**Objective**
Pick out every line that holds the string "page" and copy it.

**Data block**
## BEGIN

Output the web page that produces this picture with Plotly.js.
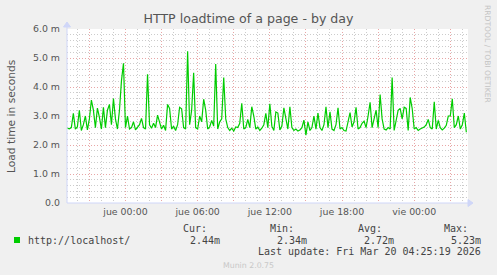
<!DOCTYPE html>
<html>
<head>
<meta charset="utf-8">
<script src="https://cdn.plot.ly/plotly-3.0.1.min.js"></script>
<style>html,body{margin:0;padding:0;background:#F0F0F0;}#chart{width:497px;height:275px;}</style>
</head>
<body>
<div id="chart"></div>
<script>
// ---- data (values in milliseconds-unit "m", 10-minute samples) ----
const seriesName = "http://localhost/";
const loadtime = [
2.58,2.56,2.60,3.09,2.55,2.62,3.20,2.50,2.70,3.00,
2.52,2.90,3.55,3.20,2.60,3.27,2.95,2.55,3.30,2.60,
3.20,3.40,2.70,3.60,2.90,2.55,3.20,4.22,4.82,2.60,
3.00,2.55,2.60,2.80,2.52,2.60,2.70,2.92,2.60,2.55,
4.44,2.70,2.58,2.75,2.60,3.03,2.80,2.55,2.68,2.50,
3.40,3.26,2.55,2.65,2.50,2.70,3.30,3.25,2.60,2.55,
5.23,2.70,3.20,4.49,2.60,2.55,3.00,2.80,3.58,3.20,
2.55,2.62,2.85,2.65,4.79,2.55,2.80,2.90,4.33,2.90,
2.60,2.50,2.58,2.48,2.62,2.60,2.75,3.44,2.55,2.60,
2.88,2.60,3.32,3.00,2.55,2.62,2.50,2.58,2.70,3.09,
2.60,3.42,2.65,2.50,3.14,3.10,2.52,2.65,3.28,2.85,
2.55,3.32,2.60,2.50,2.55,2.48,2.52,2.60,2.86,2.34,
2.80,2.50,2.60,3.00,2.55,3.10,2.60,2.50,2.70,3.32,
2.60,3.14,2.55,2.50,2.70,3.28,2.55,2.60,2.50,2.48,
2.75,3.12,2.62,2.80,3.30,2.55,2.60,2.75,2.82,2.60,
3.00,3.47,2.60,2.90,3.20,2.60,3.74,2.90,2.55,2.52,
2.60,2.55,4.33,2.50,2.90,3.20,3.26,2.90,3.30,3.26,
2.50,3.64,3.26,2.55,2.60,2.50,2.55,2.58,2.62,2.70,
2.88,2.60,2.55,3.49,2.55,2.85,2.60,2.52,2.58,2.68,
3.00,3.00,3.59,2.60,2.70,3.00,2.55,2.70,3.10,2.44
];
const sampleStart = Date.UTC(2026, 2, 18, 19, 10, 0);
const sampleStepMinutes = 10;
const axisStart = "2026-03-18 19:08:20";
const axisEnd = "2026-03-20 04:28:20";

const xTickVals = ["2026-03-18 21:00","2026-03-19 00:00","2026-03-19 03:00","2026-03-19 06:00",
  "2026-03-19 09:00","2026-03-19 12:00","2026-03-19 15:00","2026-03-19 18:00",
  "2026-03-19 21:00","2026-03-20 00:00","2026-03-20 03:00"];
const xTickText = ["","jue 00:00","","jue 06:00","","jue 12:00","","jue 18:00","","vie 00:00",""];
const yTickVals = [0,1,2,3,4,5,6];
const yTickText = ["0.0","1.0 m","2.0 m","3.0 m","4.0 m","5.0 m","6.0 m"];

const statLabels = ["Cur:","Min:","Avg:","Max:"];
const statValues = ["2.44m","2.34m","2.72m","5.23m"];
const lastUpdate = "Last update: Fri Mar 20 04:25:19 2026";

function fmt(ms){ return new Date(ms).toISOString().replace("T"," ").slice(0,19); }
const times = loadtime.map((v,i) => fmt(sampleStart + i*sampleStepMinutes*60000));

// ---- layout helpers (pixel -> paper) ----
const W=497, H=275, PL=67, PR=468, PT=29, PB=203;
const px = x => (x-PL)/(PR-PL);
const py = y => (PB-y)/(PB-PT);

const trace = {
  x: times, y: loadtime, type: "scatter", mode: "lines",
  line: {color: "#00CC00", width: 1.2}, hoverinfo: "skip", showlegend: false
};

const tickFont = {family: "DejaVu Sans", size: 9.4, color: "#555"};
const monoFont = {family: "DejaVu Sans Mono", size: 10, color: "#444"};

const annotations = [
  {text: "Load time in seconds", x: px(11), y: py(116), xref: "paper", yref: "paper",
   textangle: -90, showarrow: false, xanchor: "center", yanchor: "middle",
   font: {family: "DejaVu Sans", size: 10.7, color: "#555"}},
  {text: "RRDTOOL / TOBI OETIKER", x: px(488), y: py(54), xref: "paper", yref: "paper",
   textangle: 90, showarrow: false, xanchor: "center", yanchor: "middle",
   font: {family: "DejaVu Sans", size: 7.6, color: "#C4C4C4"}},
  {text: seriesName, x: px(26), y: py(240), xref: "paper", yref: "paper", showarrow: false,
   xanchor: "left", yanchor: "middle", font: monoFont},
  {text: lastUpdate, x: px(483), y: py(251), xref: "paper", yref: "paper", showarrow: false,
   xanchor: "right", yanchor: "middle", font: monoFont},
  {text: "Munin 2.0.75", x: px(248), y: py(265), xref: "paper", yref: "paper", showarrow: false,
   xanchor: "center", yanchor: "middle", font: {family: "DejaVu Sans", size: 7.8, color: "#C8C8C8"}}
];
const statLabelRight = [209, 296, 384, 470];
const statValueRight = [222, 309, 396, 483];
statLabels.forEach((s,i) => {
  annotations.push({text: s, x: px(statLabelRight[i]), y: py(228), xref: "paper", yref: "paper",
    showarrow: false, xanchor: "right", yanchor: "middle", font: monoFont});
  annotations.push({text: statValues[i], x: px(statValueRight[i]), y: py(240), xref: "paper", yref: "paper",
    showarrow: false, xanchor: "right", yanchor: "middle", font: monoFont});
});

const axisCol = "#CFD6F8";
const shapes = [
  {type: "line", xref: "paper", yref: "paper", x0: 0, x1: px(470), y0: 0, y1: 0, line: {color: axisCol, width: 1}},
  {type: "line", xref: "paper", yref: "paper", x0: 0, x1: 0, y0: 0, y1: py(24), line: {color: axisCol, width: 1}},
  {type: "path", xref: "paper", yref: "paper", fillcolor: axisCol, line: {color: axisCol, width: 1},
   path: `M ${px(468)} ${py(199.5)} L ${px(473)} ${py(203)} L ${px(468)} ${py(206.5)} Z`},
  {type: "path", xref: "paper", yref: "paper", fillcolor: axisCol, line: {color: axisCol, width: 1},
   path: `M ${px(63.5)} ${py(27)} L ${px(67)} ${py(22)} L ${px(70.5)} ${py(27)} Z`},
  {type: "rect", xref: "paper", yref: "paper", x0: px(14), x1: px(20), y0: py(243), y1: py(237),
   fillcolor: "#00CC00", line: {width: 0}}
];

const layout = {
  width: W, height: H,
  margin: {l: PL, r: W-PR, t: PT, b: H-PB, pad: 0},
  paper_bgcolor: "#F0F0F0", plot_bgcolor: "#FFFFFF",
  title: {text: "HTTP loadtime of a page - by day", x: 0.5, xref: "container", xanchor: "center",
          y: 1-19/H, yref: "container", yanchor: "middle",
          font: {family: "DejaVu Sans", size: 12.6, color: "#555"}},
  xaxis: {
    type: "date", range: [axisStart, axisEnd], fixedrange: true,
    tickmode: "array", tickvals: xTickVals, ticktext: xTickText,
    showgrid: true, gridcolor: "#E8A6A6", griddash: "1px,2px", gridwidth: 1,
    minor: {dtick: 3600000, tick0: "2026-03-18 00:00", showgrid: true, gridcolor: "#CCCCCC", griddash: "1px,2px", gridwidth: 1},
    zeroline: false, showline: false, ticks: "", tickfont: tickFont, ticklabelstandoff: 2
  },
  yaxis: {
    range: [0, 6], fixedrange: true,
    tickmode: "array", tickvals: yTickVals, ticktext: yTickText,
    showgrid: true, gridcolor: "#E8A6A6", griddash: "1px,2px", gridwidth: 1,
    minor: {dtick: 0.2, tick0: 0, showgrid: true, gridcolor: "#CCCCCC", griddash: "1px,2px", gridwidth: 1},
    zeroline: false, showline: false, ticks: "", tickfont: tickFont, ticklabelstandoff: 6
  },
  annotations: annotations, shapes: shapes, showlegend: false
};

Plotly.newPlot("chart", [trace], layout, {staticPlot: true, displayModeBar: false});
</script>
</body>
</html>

## END

**Complete output**
Output the web page that produces this picture with Plotly.js.
  title: {text: "HTTP loadtime of a page - by day", x: 0.5, xref: "container", xanchor: "center",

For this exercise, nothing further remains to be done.